• [Task to complete]: Retype, please, the listing from its opening line through the line that contains "minimum width=171pt] (prg)", both included, without the pictures.

------------------------------------

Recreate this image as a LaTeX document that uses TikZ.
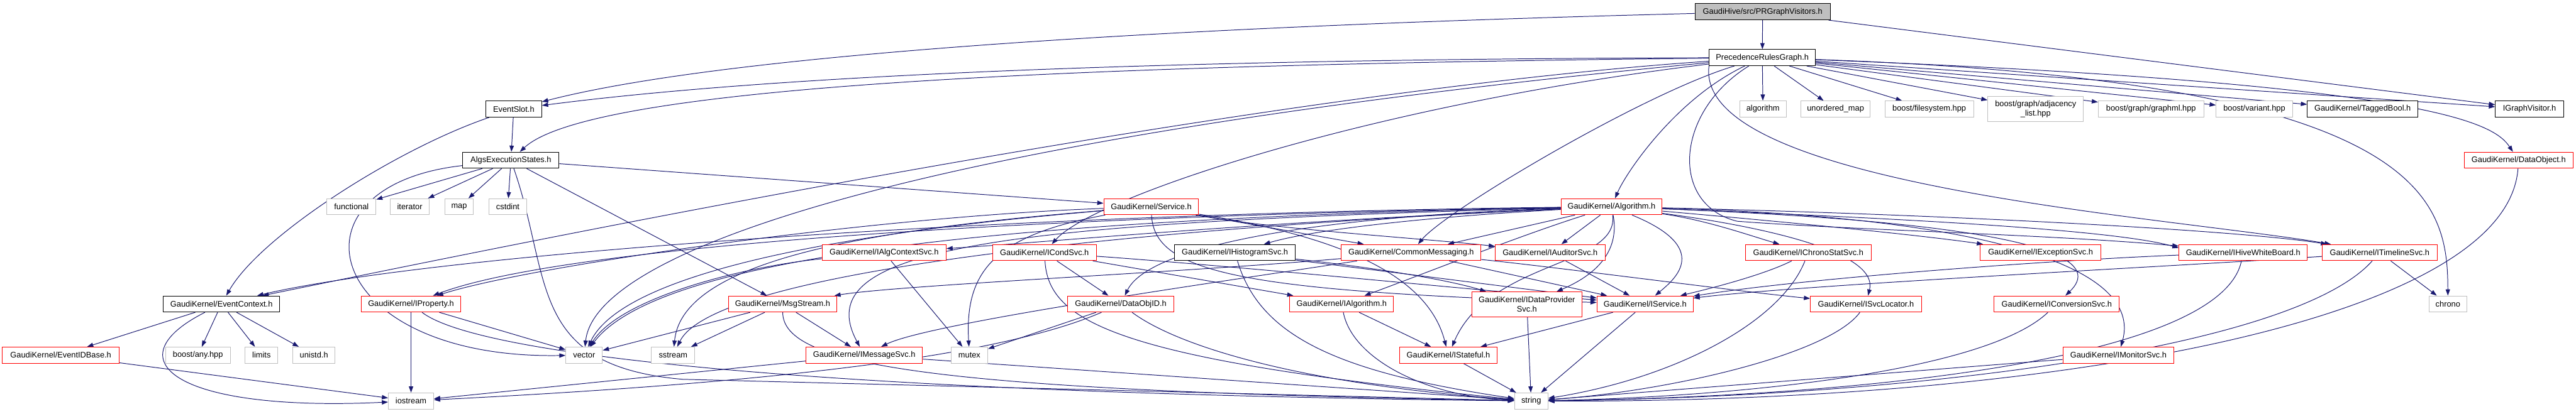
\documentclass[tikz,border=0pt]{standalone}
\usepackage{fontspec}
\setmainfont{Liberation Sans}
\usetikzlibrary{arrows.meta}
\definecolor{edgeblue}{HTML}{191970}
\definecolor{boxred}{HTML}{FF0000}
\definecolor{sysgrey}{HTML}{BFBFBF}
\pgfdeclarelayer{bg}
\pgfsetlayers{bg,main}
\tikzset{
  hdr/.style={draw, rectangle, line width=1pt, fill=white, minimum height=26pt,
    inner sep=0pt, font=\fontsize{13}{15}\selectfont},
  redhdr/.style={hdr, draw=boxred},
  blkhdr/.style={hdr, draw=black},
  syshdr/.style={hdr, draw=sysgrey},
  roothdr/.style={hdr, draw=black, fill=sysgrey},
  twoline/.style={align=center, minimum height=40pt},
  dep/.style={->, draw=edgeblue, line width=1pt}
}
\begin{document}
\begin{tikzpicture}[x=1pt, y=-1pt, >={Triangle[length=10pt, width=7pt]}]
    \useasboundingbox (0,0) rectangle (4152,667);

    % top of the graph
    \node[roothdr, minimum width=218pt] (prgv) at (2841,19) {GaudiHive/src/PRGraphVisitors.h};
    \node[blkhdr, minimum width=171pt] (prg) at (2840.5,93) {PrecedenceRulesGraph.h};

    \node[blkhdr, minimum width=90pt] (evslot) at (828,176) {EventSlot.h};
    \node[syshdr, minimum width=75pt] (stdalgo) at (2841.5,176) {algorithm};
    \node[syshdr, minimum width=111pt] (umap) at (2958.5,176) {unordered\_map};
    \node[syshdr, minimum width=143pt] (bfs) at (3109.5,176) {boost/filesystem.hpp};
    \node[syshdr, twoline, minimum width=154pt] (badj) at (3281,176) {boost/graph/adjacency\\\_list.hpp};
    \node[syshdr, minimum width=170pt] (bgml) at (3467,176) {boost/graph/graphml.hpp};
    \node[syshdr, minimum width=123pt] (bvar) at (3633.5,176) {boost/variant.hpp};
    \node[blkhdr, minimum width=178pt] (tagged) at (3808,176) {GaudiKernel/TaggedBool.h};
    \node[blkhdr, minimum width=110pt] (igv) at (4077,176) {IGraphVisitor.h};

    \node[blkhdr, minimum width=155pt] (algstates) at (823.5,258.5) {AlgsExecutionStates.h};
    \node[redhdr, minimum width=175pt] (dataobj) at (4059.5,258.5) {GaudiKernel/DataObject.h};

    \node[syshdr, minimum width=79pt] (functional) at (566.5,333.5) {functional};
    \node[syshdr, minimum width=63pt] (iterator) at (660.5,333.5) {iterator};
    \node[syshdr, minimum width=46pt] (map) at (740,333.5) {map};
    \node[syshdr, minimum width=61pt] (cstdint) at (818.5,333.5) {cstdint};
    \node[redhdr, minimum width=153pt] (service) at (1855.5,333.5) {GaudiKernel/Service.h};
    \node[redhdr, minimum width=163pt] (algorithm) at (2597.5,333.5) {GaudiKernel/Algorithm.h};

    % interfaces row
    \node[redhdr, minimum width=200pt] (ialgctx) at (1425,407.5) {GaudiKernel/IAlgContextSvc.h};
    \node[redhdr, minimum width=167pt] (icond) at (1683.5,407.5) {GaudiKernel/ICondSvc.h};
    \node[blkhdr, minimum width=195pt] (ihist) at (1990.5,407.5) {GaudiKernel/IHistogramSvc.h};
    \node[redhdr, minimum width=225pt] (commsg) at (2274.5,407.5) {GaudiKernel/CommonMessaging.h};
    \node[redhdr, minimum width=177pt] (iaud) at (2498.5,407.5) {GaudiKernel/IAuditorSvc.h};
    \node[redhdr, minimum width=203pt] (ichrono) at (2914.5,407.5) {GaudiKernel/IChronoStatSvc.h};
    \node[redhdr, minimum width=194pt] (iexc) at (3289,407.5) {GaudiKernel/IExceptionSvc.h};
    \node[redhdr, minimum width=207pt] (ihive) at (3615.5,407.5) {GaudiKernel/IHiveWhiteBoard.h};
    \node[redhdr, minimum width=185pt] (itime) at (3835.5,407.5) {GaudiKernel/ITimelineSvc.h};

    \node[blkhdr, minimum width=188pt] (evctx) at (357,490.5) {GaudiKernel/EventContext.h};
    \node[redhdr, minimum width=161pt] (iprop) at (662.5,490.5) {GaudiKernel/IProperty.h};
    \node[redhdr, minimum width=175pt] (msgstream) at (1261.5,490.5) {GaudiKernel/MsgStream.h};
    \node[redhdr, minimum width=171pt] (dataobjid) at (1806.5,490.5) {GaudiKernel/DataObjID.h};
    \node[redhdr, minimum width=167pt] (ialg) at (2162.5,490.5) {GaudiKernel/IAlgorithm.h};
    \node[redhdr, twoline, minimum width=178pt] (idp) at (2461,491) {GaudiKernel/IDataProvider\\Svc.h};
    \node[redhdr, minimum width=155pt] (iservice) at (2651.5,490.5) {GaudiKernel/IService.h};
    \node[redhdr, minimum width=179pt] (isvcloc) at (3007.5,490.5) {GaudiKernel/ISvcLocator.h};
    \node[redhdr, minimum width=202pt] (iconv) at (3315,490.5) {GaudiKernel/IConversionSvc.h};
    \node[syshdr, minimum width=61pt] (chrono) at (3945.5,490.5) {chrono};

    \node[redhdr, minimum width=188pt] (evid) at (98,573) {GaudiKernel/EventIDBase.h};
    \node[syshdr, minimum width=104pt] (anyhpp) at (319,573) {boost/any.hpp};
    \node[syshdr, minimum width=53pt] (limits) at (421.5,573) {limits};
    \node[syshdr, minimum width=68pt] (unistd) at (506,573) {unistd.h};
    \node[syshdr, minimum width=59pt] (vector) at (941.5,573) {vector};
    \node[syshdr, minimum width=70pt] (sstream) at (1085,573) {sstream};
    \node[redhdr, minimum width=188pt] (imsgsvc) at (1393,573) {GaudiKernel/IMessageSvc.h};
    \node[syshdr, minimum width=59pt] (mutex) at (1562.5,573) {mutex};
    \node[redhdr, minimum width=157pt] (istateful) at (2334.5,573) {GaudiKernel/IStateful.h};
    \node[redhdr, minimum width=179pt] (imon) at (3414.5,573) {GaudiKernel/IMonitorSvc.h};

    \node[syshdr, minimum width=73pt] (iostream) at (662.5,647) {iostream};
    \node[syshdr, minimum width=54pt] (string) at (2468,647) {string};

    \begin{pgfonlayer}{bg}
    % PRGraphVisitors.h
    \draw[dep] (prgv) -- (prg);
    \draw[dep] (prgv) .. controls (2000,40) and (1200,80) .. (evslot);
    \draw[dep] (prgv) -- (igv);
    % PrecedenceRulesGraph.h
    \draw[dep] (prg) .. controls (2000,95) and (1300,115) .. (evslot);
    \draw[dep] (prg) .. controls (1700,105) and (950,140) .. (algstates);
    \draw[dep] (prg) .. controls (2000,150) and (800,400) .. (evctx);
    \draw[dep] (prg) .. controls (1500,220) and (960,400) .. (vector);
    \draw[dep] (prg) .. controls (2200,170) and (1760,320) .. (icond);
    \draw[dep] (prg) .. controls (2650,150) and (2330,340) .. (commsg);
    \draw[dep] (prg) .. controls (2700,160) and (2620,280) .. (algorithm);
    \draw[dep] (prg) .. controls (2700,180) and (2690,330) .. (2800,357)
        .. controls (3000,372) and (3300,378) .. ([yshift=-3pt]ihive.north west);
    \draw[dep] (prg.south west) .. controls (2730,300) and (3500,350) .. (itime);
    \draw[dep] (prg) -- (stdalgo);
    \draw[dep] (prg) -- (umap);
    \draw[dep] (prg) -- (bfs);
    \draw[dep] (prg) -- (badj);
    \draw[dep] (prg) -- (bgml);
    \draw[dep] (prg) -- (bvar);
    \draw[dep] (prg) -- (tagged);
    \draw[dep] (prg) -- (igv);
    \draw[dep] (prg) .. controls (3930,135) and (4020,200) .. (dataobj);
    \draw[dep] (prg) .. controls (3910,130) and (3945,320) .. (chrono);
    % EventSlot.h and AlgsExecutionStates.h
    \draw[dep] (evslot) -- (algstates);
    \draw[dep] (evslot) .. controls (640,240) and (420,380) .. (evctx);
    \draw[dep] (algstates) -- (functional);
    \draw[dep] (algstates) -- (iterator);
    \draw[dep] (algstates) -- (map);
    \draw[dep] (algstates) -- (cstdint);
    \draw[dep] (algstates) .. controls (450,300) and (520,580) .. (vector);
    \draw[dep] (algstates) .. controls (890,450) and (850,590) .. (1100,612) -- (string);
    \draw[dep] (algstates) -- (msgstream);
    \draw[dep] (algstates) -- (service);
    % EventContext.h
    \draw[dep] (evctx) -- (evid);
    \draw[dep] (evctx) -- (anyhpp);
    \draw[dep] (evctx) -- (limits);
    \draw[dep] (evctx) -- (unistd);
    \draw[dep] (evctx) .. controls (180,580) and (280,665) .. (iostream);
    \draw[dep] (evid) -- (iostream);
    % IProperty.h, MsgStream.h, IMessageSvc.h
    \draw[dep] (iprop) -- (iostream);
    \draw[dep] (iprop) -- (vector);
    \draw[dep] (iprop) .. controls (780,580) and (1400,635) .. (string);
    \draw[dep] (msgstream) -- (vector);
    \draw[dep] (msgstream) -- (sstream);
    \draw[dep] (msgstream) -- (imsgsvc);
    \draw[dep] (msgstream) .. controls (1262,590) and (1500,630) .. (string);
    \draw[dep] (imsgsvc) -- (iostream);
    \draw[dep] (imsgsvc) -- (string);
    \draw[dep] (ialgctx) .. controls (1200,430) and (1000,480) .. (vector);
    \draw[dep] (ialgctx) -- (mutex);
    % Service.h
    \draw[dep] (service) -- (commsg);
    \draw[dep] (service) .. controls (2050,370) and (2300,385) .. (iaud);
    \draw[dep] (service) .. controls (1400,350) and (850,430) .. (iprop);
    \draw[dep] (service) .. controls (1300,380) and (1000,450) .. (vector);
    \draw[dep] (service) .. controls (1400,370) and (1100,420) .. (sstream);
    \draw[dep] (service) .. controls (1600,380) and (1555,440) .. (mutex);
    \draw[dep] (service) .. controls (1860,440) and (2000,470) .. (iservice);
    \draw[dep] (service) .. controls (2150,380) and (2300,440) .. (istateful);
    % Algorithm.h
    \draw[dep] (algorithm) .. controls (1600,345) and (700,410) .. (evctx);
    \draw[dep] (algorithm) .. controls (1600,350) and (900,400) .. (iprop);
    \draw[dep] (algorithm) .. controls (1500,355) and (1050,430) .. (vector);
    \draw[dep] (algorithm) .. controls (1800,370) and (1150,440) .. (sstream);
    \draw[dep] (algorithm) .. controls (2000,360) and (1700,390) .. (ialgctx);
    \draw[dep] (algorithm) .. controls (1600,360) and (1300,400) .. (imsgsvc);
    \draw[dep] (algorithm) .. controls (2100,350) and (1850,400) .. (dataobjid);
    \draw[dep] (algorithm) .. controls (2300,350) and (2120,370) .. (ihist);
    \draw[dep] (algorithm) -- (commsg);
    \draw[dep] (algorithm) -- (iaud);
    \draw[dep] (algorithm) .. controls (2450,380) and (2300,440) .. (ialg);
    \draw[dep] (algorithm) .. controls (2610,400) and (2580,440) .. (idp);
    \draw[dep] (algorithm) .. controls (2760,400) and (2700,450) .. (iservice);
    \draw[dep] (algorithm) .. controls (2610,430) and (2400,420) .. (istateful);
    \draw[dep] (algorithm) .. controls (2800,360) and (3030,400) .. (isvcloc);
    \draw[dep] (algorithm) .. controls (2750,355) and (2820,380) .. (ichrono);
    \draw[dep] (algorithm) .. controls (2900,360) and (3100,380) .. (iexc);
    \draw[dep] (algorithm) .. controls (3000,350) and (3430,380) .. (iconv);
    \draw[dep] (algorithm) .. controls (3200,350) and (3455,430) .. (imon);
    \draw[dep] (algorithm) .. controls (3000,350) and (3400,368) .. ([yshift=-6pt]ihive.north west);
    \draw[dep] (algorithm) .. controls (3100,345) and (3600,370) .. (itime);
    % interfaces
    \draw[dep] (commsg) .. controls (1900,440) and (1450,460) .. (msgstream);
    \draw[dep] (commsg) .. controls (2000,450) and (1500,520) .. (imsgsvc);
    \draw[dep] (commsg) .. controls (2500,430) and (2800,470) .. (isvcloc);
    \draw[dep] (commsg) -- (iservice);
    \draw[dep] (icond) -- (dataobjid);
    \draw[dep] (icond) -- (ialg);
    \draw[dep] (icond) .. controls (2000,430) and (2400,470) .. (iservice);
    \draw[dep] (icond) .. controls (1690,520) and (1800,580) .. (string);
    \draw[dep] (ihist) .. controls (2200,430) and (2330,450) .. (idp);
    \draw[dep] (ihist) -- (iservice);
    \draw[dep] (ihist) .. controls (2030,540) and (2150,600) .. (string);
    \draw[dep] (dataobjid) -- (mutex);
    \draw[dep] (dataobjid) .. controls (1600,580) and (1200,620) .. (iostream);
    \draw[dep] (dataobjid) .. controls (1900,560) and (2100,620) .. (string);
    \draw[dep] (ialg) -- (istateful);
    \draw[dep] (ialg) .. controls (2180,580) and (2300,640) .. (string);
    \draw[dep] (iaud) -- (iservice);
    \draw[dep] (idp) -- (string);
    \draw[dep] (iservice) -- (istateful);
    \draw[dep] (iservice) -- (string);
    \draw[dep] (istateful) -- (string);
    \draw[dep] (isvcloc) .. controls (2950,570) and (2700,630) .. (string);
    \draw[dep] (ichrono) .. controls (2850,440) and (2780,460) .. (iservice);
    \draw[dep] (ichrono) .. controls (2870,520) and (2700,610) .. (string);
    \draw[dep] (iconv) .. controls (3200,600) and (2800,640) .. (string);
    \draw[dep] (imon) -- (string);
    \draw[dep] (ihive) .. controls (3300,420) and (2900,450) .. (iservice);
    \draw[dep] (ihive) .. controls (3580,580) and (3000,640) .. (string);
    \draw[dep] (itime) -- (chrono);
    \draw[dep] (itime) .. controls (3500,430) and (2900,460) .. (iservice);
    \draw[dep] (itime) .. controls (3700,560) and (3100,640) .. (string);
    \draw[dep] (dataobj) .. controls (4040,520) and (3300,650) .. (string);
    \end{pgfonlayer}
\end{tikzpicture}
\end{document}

------------------------------------

• [Task answer]:
Recreate this image as a LaTeX document that uses TikZ.
\documentclass[tikz,border=0pt]{standalone}
\usepackage{fontspec}
\setmainfont{Liberation Sans}
\usetikzlibrary{arrows.meta}
\definecolor{edgeblue}{HTML}{191970}
\definecolor{boxred}{HTML}{FF0000}
\definecolor{sysgrey}{HTML}{BFBFBF}
\pgfdeclarelayer{bg}
\pgfsetlayers{bg,main}
\tikzset{
  hdr/.style={draw, rectangle, line width=1pt, fill=white, minimum height=26pt,
    inner sep=0pt, font=\fontsize{13}{15}\selectfont},
  redhdr/.style={hdr, draw=boxred},
  blkhdr/.style={hdr, draw=black},
  syshdr/.style={hdr, draw=sysgrey},
  roothdr/.style={hdr, draw=black, fill=sysgrey},
  twoline/.style={align=center, minimum height=40pt},
  dep/.style={->, draw=edgeblue, line width=1pt}
}
\begin{document}
\begin{tikzpicture}[x=1pt, y=-1pt, >={Triangle[length=10pt, width=7pt]}]
    \useasboundingbox (0,0) rectangle (4152,667);

    % top of the graph
    \node[roothdr, minimum width=218pt] (prgv) at (2841,19) {GaudiHive/src/PRGraphVisitors.h};
    \node[blkhdr, minimum width=171pt] (prg) at (2840.5,93) {PrecedenceRulesGraph.h};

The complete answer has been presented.